In October 1936 a couple of hundred unemployed men from Jarrow on the south bank of the Tyne marched to London to hand in a petition to parliament. The background is complex, but after the closure of a shipyard (added to other national problems) there was seventy percent unemployment in the town, and the men were asking for a proposed steelworks to be situated near them to provide new jobs. Ultimately, they were unsuccessful, and they weren't the only men to march at that time, to highlight unemployment. For some reason, however, possibly to do with embedded journalists, a coincidence of date with the first BBC TV broadcasts, and being accompanied for part of the way by fiery local MP Ellen Wilkinson, the Jarrow Crusade (as it's usually known) has lingered in the collective memory.
Or it has in some parts of it, at least.

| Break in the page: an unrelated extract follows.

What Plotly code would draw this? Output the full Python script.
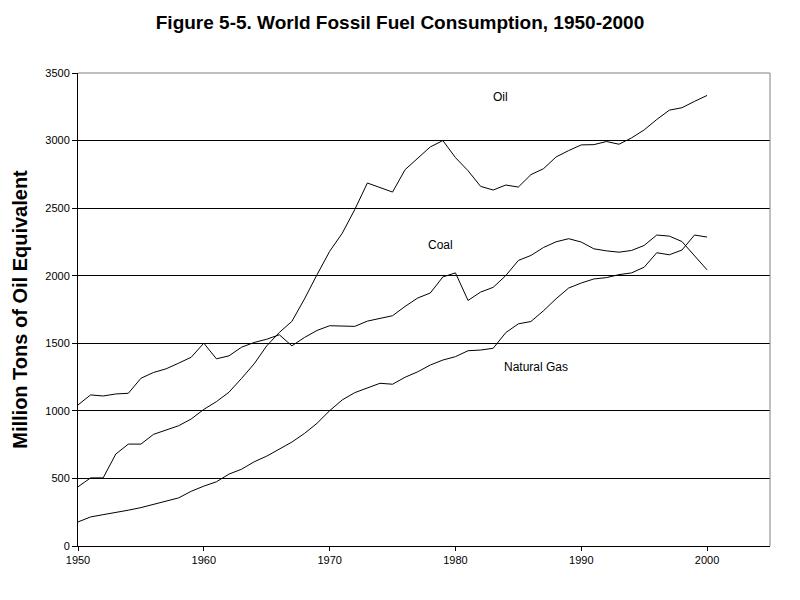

Stuart Maconie is something crucial in the Ramblers' Association, as well as being an author and popular BBC presenter, so looking for a challenging walk in the autumn of 2016 he realised recreating the Jarrow marchers' route would be perfect, and would allow him to ask people along the way what they knew about the crusade and what it meant to them, eighty years later. Not much, was the most common answer, though he did run across pockets of memory and enthusiasm.

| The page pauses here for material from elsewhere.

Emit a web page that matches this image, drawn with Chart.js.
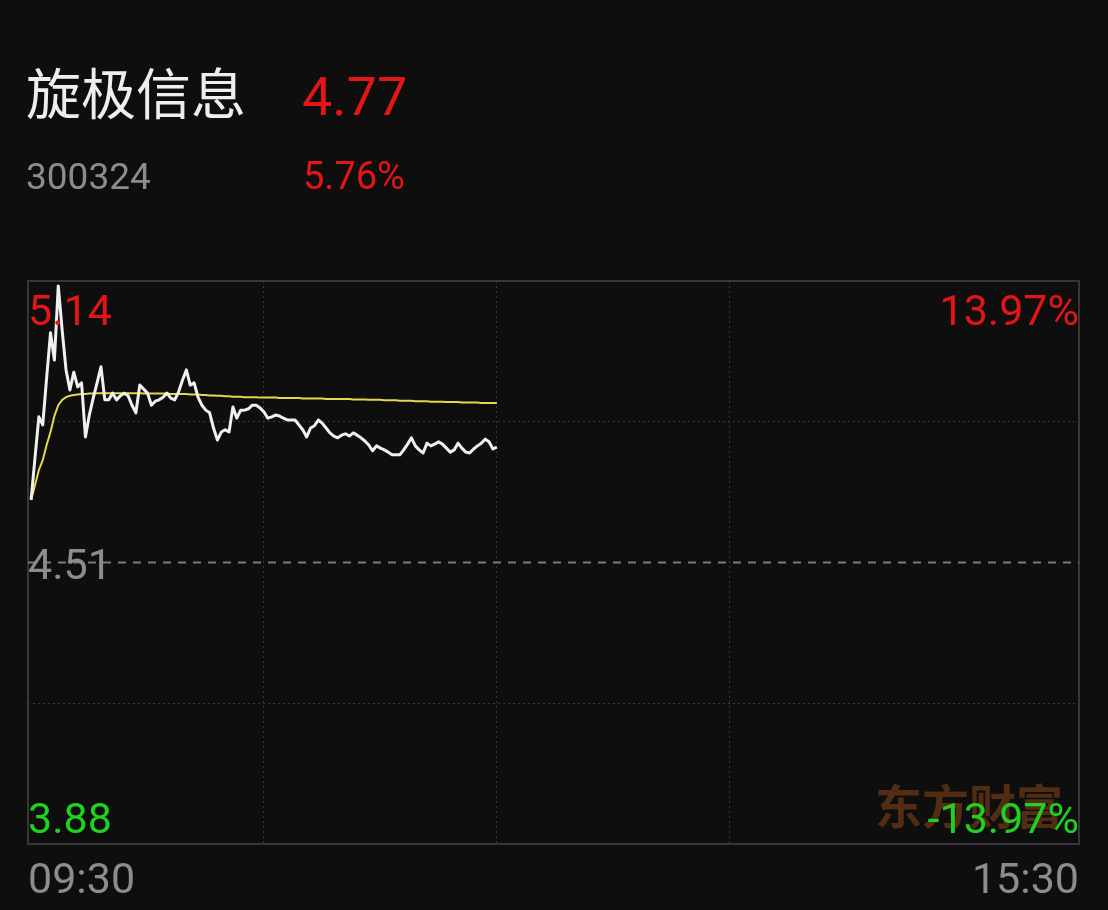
<!DOCTYPE html>
<html><head><meta charset="utf-8">
<script src="https://cdn.jsdelivr.net/npm/chart.js@4/dist/chart.umd.min.js"></script>
<style>
html,body{margin:0;padding:0;background:#0e0e0e;width:1108px;height:910px;overflow:hidden;}
#wrap{position:relative;width:1108px;height:910px;}
#c{position:absolute;left:0;top:0;width:1108px;height:910px;}
.t{position:absolute;white-space:nowrap;line-height:1;font-family:Roboto,"Noto Sans CJK SC",sans-serif;}
</style></head><body>
<div id="wrap">
<canvas id="c" width="1108" height="910"></canvas>
<div class="t" id="name" style="left:26px;top:63px;font-size:55px;color:#eeeeee;font-family:'Noto Sans CJK SC',sans-serif;"></div>
<div class="t" id="last" style="left:302px;top:70px;font-size:54px;color:#e31515;"></div>
<div class="t" id="code" style="left:26px;top:158px;font-size:37px;color:#8c8c8c;"></div>
<div class="t" id="pct" style="left:303px;top:157px;font-size:38px;color:#e31515;"></div>
</div>
<script>
// ---- header text ----
const stockName = '旋极信息';
const stockCode = '300324';
const lastPrice = '4.77';
const changePct = '5.76%';

// ---- axis labels ----
const priceLabels = ['5.14', '4.51', '3.88'];     // top, previous close, bottom
const pctLabels = ['13.97%', '-13.97%'];          // top, bottom
const timeLabels = ['09:30', '15:30'];            // left, right
const watermark = '东方财富';

// ---- scale values ----
const yMax = 5.14, yPrevClose = 4.51, yMin = 3.88;
const yGridValues = [3.88, 4.195, 4.51, 4.825, 5.14];
const xMin = -0.8, xMax = 270;                    // minutes from 09:30
const xGridValues = [60, 120, 180];

// ---- series: one value per minute from 09:30 ----
const price = [
 4.650, 4.744, 4.836, 4.818, 4.923, 5.024, 4.963, 5.129, 5.030, 4.941,
 4.896, 4.936, 4.903, 4.912, 4.791, 4.840, 4.878, 4.912, 4.948, 4.874,
 4.874, 4.889, 4.874, 4.883, 4.889, 4.883, 4.862, 4.845, 4.907, 4.898,
 4.889, 4.862, 4.871, 4.874, 4.880, 4.889, 4.878, 4.874, 4.892, 4.918,
 4.941, 4.907, 4.912, 4.880, 4.862, 4.851, 4.845, 4.811, 4.784, 4.802,
 4.807, 4.802, 4.858, 4.833, 4.851, 4.851, 4.854, 4.862, 4.862, 4.856,
 4.847, 4.833, 4.836, 4.840, 4.838, 4.833, 4.829, 4.829, 4.829, 4.818,
 4.807, 4.791, 4.811, 4.816, 4.829, 4.822, 4.811, 4.800, 4.793, 4.789,
 4.795, 4.798, 4.793, 4.800, 4.795, 4.789, 4.782, 4.773, 4.760, 4.771,
 4.766, 4.762, 4.757, 4.751, 4.751, 4.751, 4.762, 4.775, 4.789, 4.771,
 4.762, 4.755, 4.777, 4.771, 4.775, 4.780, 4.775, 4.766, 4.757, 4.762,
 4.777, 4.766, 4.757, 4.755, 4.764, 4.771, 4.777, 4.786, 4.780, 4.764,
 4.768
];
const avgPrice = [
 4.650, 4.683, 4.717, 4.739, 4.773, 4.802, 4.838, 4.862, 4.874, 4.880,
 4.883, 4.885, 4.886, 4.887, 4.887, 4.888, 4.888, 4.889, 4.889, 4.889,
 4.889, 4.889, 4.889, 4.889, 4.889, 4.889, 4.889, 4.889, 4.889, 4.888,
 4.888, 4.888, 4.888, 4.888, 4.888, 4.888, 4.887, 4.887, 4.887, 4.887,
 4.887, 4.886, 4.886, 4.886, 4.885, 4.885, 4.884, 4.884, 4.883, 4.883,
 4.882, 4.882, 4.881, 4.881, 4.881, 4.880, 4.880, 4.880, 4.880, 4.879,
 4.879, 4.879, 4.879, 4.879, 4.878, 4.878, 4.878, 4.878, 4.878, 4.878,
 4.877, 4.877, 4.877, 4.877, 4.877, 4.877, 4.876, 4.876, 4.876, 4.876,
 4.876, 4.876, 4.876, 4.875, 4.875, 4.875, 4.875, 4.874, 4.874, 4.874,
 4.874, 4.873, 4.873, 4.873, 4.873, 4.872, 4.872, 4.872, 4.872, 4.871,
 4.871, 4.871, 4.871, 4.870, 4.870, 4.870, 4.870, 4.869, 4.869, 4.869,
 4.869, 4.868, 4.868, 4.868, 4.868, 4.868, 4.867, 4.867, 4.867, 4.867,
 4.867
];

document.getElementById('name').textContent = stockName;
document.getElementById('last').textContent = lastPrice;
document.getElementById('code').textContent = stockCode;
document.getElementById('pct').textContent = changePct;

const RED = '#e31515', GREEN = '#1fd21f', GRAY = '#8c8c8c';
const NUMFONT = '43px Roboto, "Noto Sans", sans-serif';

const overlay = {
  id: 'overlay',
  beforeDatasetsDraw(chart) {
    const {ctx, chartArea: a} = chart;
    ctx.save();
    // frame
    ctx.strokeStyle = '#363636';
    ctx.lineWidth = 2;
    ctx.strokeRect(a.left, a.top, a.right - a.left, a.bottom - a.top);
    // watermark
    ctx.fillStyle = '#522c13';
    ctx.font = 'bold 47px "Noto Sans CJK SC", sans-serif';
    ctx.textAlign = 'right';
    ctx.textBaseline = 'alphabetic';
    ctx.fillText(watermark, a.right - 16, a.bottom - 20);
    ctx.restore();
  },
  afterDatasetsDraw(chart) {
    const {ctx, chartArea: a, scales: {y}} = chart;
    ctx.save();
    ctx.font = NUMFONT;
    ctx.textBaseline = 'alphabetic';
    ctx.textAlign = 'left';
    ctx.fillStyle = RED;
    ctx.fillText(priceLabels[0], a.left, y.getPixelForValue(yMax) + 44);
    ctx.fillStyle = GRAY;
    ctx.fillText(priceLabels[1], a.left, y.getPixelForValue(yPrevClose) + 16);
    ctx.fillStyle = GREEN;
    ctx.fillText(priceLabels[2], a.left, y.getPixelForValue(yMin) - 11);
    ctx.textAlign = 'right';
    ctx.fillStyle = RED;
    ctx.fillText(pctLabels[0], a.right, y.getPixelForValue(yMax) + 44);
    ctx.fillStyle = GREEN;
    ctx.fillText(pctLabels[1], a.right, y.getPixelForValue(yMin) - 11);
    ctx.fillStyle = GRAY;
    ctx.textAlign = 'left';
    ctx.fillText(timeLabels[0], a.left, a.bottom + 49);
    ctx.textAlign = 'right';
    ctx.fillText(timeLabels[1], a.right, a.bottom + 49);
    ctx.restore();
  }
};

new Chart(document.getElementById('c'), {
  type: 'line',
  data: {
    datasets: [
      {
        label: 'prevClose',
        data: [{x: xMin, y: yPrevClose}, {x: xMax, y: yPrevClose}],
        borderColor: '#7a7a7a', borderWidth: 2, borderDash: [8, 7],
        pointRadius: 0, order: 3
      },
      {
        label: 'avg',
        data: avgPrice.map((v, i) => ({x: i, y: v})),
        borderColor: '#e6d84e', borderWidth: 2, pointRadius: 0, tension: 0, order: 2
      },
      {
        label: 'price',
        data: price.map((v, i) => ({x: i, y: v})),
        borderColor: '#f0f0f0', borderWidth: 3, pointRadius: 0, tension: 0, order: 1,
        borderJoinStyle: 'round'
      }
    ]
  },
  options: {
    responsive: false,
    animation: false,
    devicePixelRatio: 1,
    layout: {padding: {left: 28, right: 29, top: 281, bottom: 66}},
    plugins: {legend: {display: false}, tooltip: {enabled: false}},
    scales: {
      x: {
        type: 'linear', min: xMin, max: xMax,
        afterBuildTicks: s => { s.ticks = xGridValues.map(v => ({value: v})); },
        ticks: {display: false},
        grid: {color: '#383838', lineWidth: 1, drawTicks: false},
        border: {display: false, dash: [2, 3]}
      },
      y: {
        min: yMin, max: yMax,
        afterBuildTicks: s => { s.ticks = yGridValues.map(v => ({value: v})); },
        ticks: {display: false},
        grid: {
          color: c => (c.tick && (c.tick.value === 4.195 || c.tick.value === 4.825)) ? '#383838' : 'rgba(0,0,0,0)',
          lineWidth: 1, drawTicks: false
        },
        border: {display: false, dash: [2, 3]}
      }
    }
  },
  plugins: [overlay]
});
</script>
</body></html>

You either like Stuart Maconie's style or you don't, and I do - it's largely chatty and friendly (jovial, even) but there's a vein of politics running through it (he describes himself as "unashamedly of Attlee's patriotic leftist strain") and he does get angry at the state of the country both now and in the time of Jarrow. I got angry too, reading it. There is a chapter for each day of the march, but in among the curry house recommendations and pop culture trivia sparked by towns and villages he passes through, there is enthusiastic historical and geographical information about the route. He also brings in snippets of history or broader context where necessary, and takes the odd bus or taxi detour if there's somewhere of relevance nearby.
The book is as much about people as places, and he chats to lots of locals in pubs and on Twitter as he's on the way, and gets their take on the area (and Britain) now as well as their thoughts on the original march. There are also interesting encounters in local museums, with the Dean of Ripon cathedral, and two MPs (Tracy Brabin and Kelvin Hopkins). As all this took place only a few months after the EU referendum, it's got Brexit running through it. Maconie voted remain, but he shows a good understanding of why so many of his northern neighbours didn't, and a frustration with the metropolitan elite who still don't get it.

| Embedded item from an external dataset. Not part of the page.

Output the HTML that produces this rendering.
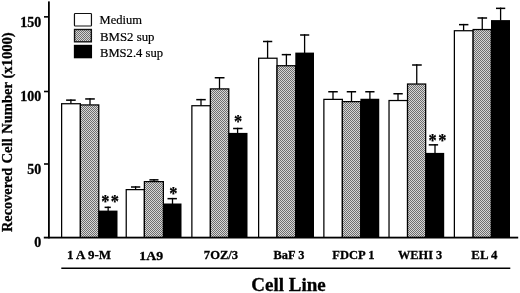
<!DOCTYPE html>
<html><head><meta charset="utf-8"><title>Cell Line</title>
<style>
html,body{margin:0;padding:0;background:#fff;}
svg{display:block;font-family:"Liberation Serif","Times New Roman",serif;}
</style></head><body>
<svg width="520" height="293" viewBox="0 0 520 293">
<defs>
<pattern id="chk" width="2" height="2" patternUnits="userSpaceOnUse">
<rect width="2" height="2" fill="#d6d6d6"/>
<rect x="0" y="0" width="1" height="1" fill="#6e6e6e"/>
<rect x="1" y="1" width="1" height="1" fill="#6e6e6e"/>
</pattern>
</defs>
<rect width="520" height="293" fill="#fff"/>

<rect x="66.10" y="99.40" width="9.60" height="1.50" fill="#000"/>
<rect x="70.25" y="99.40" width="1.30" height="4.20" fill="#000"/>
<rect x="61.00" y="103.10" width="20.00" height="134.50" fill="#000"/>
<rect x="62.25" y="104.35" width="17.50" height="133.25" fill="#fff"/>
<rect x="85.20" y="98.20" width="9.60" height="1.50" fill="#000"/>
<rect x="89.35" y="98.20" width="1.30" height="6.60" fill="#000"/>
<rect x="79.75" y="104.30" width="19.65" height="133.30" fill="#000"/>
<rect x="81.00" y="105.55" width="17.15" height="132.05" fill="url(#chk)"/>
<rect x="104.60" y="206.60" width="6.20" height="1.50" fill="#000"/>
<rect x="107.50" y="206.60" width="1.30" height="4.50" fill="#000"/>
<rect x="98.50" y="210.60" width="19.00" height="27.00" fill="#000"/>
<rect x="131.00" y="186.25" width="9.25" height="1.50" fill="#000"/>
<rect x="134.95" y="186.25" width="1.30" height="3.25" fill="#000"/>
<rect x="125.60" y="189.00" width="19.40" height="48.60" fill="#000"/>
<rect x="126.85" y="190.25" width="16.90" height="47.35" fill="#fff"/>
<rect x="149.40" y="179.10" width="9.10" height="1.50" fill="#000"/>
<rect x="153.35" y="179.10" width="1.30" height="2.40" fill="#000"/>
<rect x="143.75" y="181.00" width="20.25" height="56.60" fill="#000"/>
<rect x="145.00" y="182.25" width="17.75" height="55.35" fill="url(#chk)"/>
<rect x="167.50" y="197.90" width="9.40" height="1.50" fill="#000"/>
<rect x="171.85" y="197.90" width="1.30" height="6.10" fill="#000"/>
<rect x="163.10" y="203.50" width="18.40" height="34.10" fill="#000"/>
<rect x="196.25" y="98.90" width="9.50" height="1.50" fill="#000"/>
<rect x="200.35" y="98.90" width="1.30" height="6.70" fill="#000"/>
<rect x="191.25" y="105.10" width="19.75" height="132.50" fill="#000"/>
<rect x="192.50" y="106.35" width="17.25" height="131.25" fill="#fff"/>
<rect x="214.75" y="77.00" width="9.75" height="1.50" fill="#000"/>
<rect x="218.85" y="77.00" width="1.30" height="11.75" fill="#000"/>
<rect x="209.75" y="88.25" width="19.65" height="149.35" fill="#000"/>
<rect x="211.00" y="89.50" width="17.15" height="148.10" fill="url(#chk)"/>
<rect x="233.10" y="127.75" width="9.40" height="1.50" fill="#000"/>
<rect x="236.95" y="127.75" width="1.30" height="5.65" fill="#000"/>
<rect x="228.50" y="132.90" width="19.00" height="104.70" fill="#000"/>
<rect x="263.00" y="40.75" width="9.25" height="1.50" fill="#000"/>
<rect x="266.95" y="40.75" width="1.30" height="17.35" fill="#000"/>
<rect x="258.00" y="57.60" width="19.65" height="180.00" fill="#000"/>
<rect x="259.25" y="58.85" width="17.15" height="178.75" fill="#fff"/>
<rect x="281.75" y="53.90" width="9.25" height="1.50" fill="#000"/>
<rect x="285.75" y="53.90" width="1.30" height="11.70" fill="#000"/>
<rect x="276.40" y="65.10" width="19.80" height="172.50" fill="#000"/>
<rect x="277.65" y="66.35" width="17.30" height="171.25" fill="url(#chk)"/>
<rect x="300.10" y="34.25" width="9.15" height="1.50" fill="#000"/>
<rect x="303.95" y="34.25" width="1.30" height="18.85" fill="#000"/>
<rect x="295.30" y="52.60" width="18.70" height="185.00" fill="#000"/>
<rect x="328.25" y="91.00" width="9.50" height="1.50" fill="#000"/>
<rect x="332.35" y="91.00" width="1.30" height="8.25" fill="#000"/>
<rect x="323.25" y="98.75" width="19.75" height="138.85" fill="#000"/>
<rect x="324.50" y="100.00" width="17.25" height="137.60" fill="#fff"/>
<rect x="346.75" y="91.00" width="9.35" height="1.50" fill="#000"/>
<rect x="350.85" y="91.00" width="1.30" height="10.50" fill="#000"/>
<rect x="341.75" y="101.00" width="19.55" height="136.60" fill="#000"/>
<rect x="343.00" y="102.25" width="17.05" height="135.35" fill="url(#chk)"/>
<rect x="365.25" y="91.00" width="9.25" height="1.50" fill="#000"/>
<rect x="369.25" y="91.00" width="1.30" height="8.25" fill="#000"/>
<rect x="360.40" y="98.75" width="18.85" height="138.85" fill="#000"/>
<rect x="393.40" y="93.00" width="9.35" height="1.50" fill="#000"/>
<rect x="397.35" y="93.00" width="1.30" height="7.40" fill="#000"/>
<rect x="388.40" y="99.90" width="19.75" height="137.70" fill="#000"/>
<rect x="389.65" y="101.15" width="17.25" height="136.45" fill="#fff"/>
<rect x="412.10" y="64.25" width="9.65" height="1.50" fill="#000"/>
<rect x="416.10" y="64.25" width="1.30" height="19.65" fill="#000"/>
<rect x="406.90" y="83.40" width="19.40" height="154.20" fill="#000"/>
<rect x="408.15" y="84.65" width="16.90" height="152.95" fill="url(#chk)"/>
<rect x="428.75" y="144.10" width="9.35" height="1.50" fill="#000"/>
<rect x="434.35" y="144.10" width="1.30" height="9.30" fill="#000"/>
<rect x="425.40" y="152.90" width="18.80" height="84.70" fill="#000"/>
<rect x="459.00" y="23.90" width="9.40" height="1.50" fill="#000"/>
<rect x="462.95" y="23.90" width="1.30" height="6.70" fill="#000"/>
<rect x="453.75" y="30.10" width="20.00" height="207.50" fill="#000"/>
<rect x="455.00" y="31.35" width="17.50" height="206.25" fill="#fff"/>
<rect x="477.50" y="17.25" width="9.60" height="1.50" fill="#000"/>
<rect x="481.60" y="17.25" width="1.30" height="12.15" fill="#000"/>
<rect x="472.50" y="28.90" width="19.40" height="208.70" fill="#000"/>
<rect x="473.75" y="30.15" width="16.90" height="207.45" fill="url(#chk)"/>
<rect x="496.00" y="7.60" width="9.25" height="1.50" fill="#000"/>
<rect x="499.95" y="7.60" width="1.30" height="13.00" fill="#000"/>
<rect x="491.00" y="20.10" width="19.00" height="217.50" fill="#000"/>
<rect x="48" y="1.4" width="1.8" height="237" fill="#000"/>
<rect x="43.8" y="236.7" width="474.4" height="1.8" fill="#000"/>
<rect x="44" y="16.05" width="5" height="1.6" fill="#000"/>
<rect x="44" y="90.70" width="5" height="1.6" fill="#000"/>
<rect x="44" y="163.20" width="5" height="1.6" fill="#000"/>
<rect x="61.3" y="267.5" width="449" height="1.5" fill="#000"/>
<text x="41.2" y="27.4" font-size="14" font-weight="bold" text-anchor="end" stroke="#000" stroke-width="0.3" >150</text>
<text x="41.2" y="101.0" font-size="14" font-weight="bold" text-anchor="end" stroke="#000" stroke-width="0.3" >100</text>
<text x="41.2" y="173.6" font-size="14" font-weight="bold" text-anchor="end" stroke="#000" stroke-width="0.3" >50</text>
<text x="41.3" y="247.3" font-size="14" font-weight="bold" text-anchor="end" stroke="#000" stroke-width="0.3" >0</text>
<rect x="74.45" y="13.5" width="17" height="12.5" rx="0.8" fill="#fff" stroke="#111" stroke-width="1.2"/>
<rect x="74.55" y="29.5" width="16.8" height="12.3" fill="url(#chk)" stroke="#111" stroke-width="1.4"/>
<rect x="73.85" y="44.8" width="18.2" height="13.5" fill="#000"/>
<text x="99.6" y="23.8" font-size="12.6" font-weight="normal" text-anchor="start" stroke="#000" stroke-width="0.2" textLength="42.4" lengthAdjust="spacingAndGlyphs">Medium</text>
<text x="100" y="40.6" font-size="12.6" font-weight="normal" text-anchor="start" stroke="#000" stroke-width="0.2" textLength="54.5" lengthAdjust="spacingAndGlyphs">BMS2 sup</text>
<text x="100" y="57.4" font-size="12.6" font-weight="normal" text-anchor="start" stroke="#000" stroke-width="0.2" textLength="63" lengthAdjust="spacingAndGlyphs">BMS2.4 sup</text>
<text x="67.1" y="258.6" font-size="12.9" font-weight="bold" text-anchor="start" stroke="#000" stroke-width="0.3" textLength="44.05" lengthAdjust="spacingAndGlyphs">1 A 9-M</text>
<text x="139.35" y="260.1" font-size="13.2" font-weight="bold" text-anchor="start" stroke="#000" stroke-width="0.3" textLength="23.80" lengthAdjust="spacingAndGlyphs">1A9</text>
<text x="203.85" y="258.6" font-size="12.9" font-weight="bold" text-anchor="start" stroke="#000" stroke-width="0.3" textLength="34.30" lengthAdjust="spacingAndGlyphs">7OZ/3</text>
<text x="273.6" y="258.6" font-size="12.9" font-weight="bold" text-anchor="start" stroke="#000" stroke-width="0.3" textLength="30.80" lengthAdjust="spacingAndGlyphs">BaF 3</text>
<text x="332.35" y="258.6" font-size="12.9" font-weight="bold" text-anchor="start" stroke="#000" stroke-width="0.3" textLength="42.05" lengthAdjust="spacingAndGlyphs">FDCP 1</text>
<text x="398.0" y="258.6" font-size="12.9" font-weight="bold" text-anchor="start" stroke="#000" stroke-width="0.3" textLength="44.20" lengthAdjust="spacingAndGlyphs">WEHI 3</text>
<text x="471.35" y="258.6" font-size="12.9" font-weight="bold" text-anchor="start" stroke="#000" stroke-width="0.3" textLength="26.05" lengthAdjust="spacingAndGlyphs">EL 4</text>
<text x="251.3" y="291.2" font-size="18.8" font-weight="bold" text-anchor="start" stroke="#000" stroke-width="0.3" textLength="74.4" lengthAdjust="spacingAndGlyphs">Cell Line</text>
<text transform="translate(11.8,232.00) rotate(-90)" font-size="15" font-weight="bold" stroke="#000" stroke-width="0.3" textLength="64.15" lengthAdjust="spacingAndGlyphs">Recovered</text>
<text transform="translate(11.8,163.50) rotate(-90)" font-size="15" font-weight="bold" stroke="#000" stroke-width="0.3" textLength="25.30" lengthAdjust="spacingAndGlyphs">Cell</text>
<text transform="translate(11.8,133.80) rotate(-90)" font-size="15" font-weight="bold" stroke="#000" stroke-width="0.3" textLength="51.80" lengthAdjust="spacingAndGlyphs">Number</text>
<text transform="translate(11.8,78.55) rotate(-90)" font-size="15" font-weight="bold" stroke="#000" stroke-width="0.3" textLength="46.25" lengthAdjust="spacingAndGlyphs">(x1000)</text>
<text transform="translate(105.45,208.24) scale(0.88,1)" font-size="18.6" font-weight="bold" text-anchor="middle" stroke="#000" stroke-width="0.25">*</text>
<text transform="translate(114.75,208.24) scale(0.88,1)" font-size="18.6" font-weight="bold" text-anchor="middle" stroke="#000" stroke-width="0.25">*</text>
<text transform="translate(173.3,200.09) scale(0.88,1)" font-size="18.6" font-weight="bold" text-anchor="middle" stroke="#000" stroke-width="0.25">*</text>
<text transform="translate(238.1,127.79) scale(0.88,1)" font-size="18.6" font-weight="bold" text-anchor="middle" stroke="#000" stroke-width="0.25">*</text>
<text transform="translate(432.7,146.59) scale(0.88,1)" font-size="18.6" font-weight="bold" text-anchor="middle" stroke="#000" stroke-width="0.25">*</text>
<text transform="translate(442.45,146.59) scale(0.88,1)" font-size="18.6" font-weight="bold" text-anchor="middle" stroke="#000" stroke-width="0.25">*</text>
</svg></body></html>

I don't agree with all of his analysis (and I certainly don't agree with all his musical views), but I think this is an interesting, well-meaning book. A worthy successor to JB Priestley's English Journey in fact, which he mentions a couple of times himself. If you know quite a bit about English working class history, you might not learn any new facts (other than the possible name of the dog accompanying the Jarrow Crusaders, though that seems to be disputed) but by explicitly using the contrast of then and now it makes you think about contemporary events and circumstances in a different light. Aside from that it's an entertaining travelogue through some less than obvious holiday destinations like Luton, Bedford, Barnsley and Darlington.